Supplied data »
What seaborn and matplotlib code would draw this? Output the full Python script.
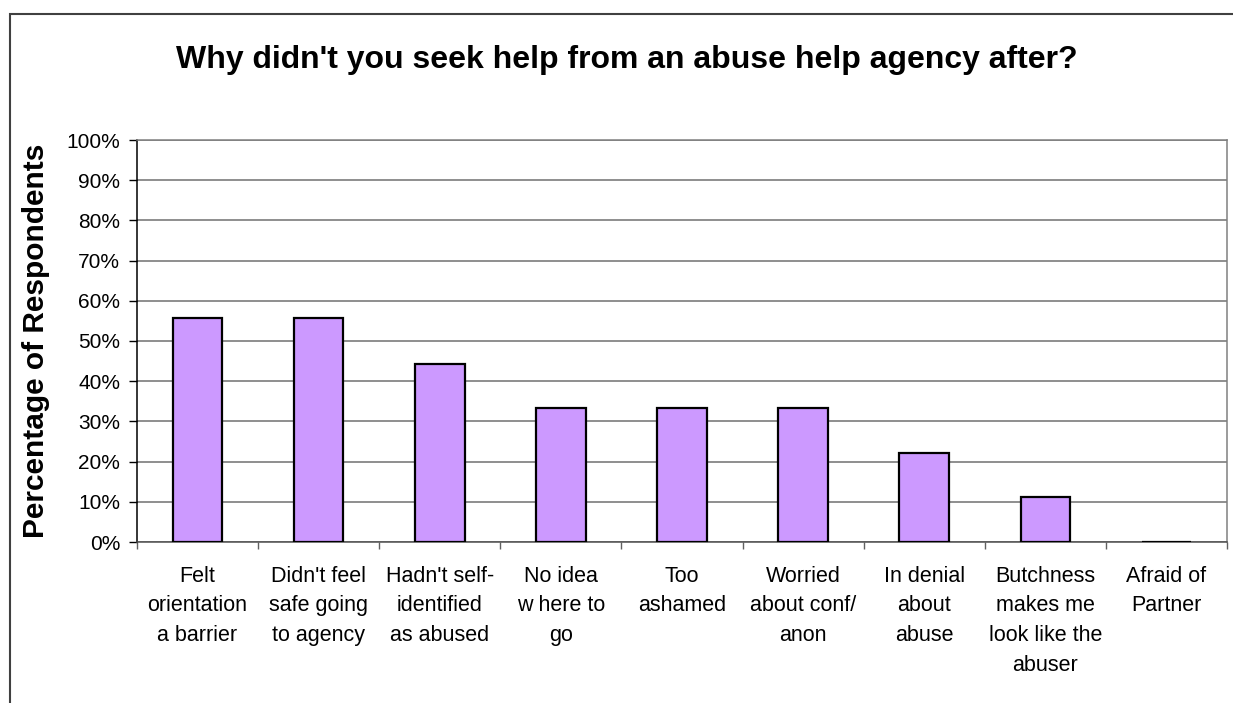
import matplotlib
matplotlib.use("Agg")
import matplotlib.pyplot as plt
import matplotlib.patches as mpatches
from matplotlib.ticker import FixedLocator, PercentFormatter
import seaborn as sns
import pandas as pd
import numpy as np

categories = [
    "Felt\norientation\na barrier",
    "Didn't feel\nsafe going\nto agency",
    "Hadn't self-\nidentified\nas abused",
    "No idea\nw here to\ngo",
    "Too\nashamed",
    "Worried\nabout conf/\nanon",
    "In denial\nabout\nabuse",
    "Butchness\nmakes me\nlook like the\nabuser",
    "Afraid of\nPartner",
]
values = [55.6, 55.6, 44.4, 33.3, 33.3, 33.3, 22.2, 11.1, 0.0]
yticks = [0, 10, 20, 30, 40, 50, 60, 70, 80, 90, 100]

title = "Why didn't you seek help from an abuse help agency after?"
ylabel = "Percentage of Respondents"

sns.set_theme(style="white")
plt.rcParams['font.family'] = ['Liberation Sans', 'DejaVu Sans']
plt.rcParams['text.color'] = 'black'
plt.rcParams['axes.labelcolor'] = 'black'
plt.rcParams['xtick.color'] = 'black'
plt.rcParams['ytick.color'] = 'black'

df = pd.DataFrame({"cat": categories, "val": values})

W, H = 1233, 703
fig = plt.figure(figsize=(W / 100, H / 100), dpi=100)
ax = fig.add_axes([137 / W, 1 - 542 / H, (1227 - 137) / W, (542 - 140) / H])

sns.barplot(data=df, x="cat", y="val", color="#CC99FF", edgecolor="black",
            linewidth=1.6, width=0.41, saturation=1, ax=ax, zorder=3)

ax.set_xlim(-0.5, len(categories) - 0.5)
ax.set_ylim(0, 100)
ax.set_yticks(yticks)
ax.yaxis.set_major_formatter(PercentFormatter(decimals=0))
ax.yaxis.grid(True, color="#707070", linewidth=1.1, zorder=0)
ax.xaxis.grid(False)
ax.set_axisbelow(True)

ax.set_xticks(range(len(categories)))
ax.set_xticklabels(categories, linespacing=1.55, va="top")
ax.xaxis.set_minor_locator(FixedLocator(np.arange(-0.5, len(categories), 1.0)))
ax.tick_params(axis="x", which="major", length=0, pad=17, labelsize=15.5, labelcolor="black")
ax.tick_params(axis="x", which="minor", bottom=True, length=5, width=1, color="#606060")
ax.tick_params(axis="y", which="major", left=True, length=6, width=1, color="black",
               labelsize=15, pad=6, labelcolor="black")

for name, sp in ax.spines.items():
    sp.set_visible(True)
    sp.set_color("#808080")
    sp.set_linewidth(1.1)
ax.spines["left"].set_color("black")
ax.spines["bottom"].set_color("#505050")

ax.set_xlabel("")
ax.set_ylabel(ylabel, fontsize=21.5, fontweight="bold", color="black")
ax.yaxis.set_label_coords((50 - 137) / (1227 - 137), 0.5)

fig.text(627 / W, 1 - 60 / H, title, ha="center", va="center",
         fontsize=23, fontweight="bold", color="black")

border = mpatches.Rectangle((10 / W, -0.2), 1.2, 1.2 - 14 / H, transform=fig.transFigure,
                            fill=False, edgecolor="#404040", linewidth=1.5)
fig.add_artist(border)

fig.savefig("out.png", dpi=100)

What you are asked to do » What is the number of lines in the listing that include the word "matplotlib"? Give that number and nothing else.

Answer to this problem » 6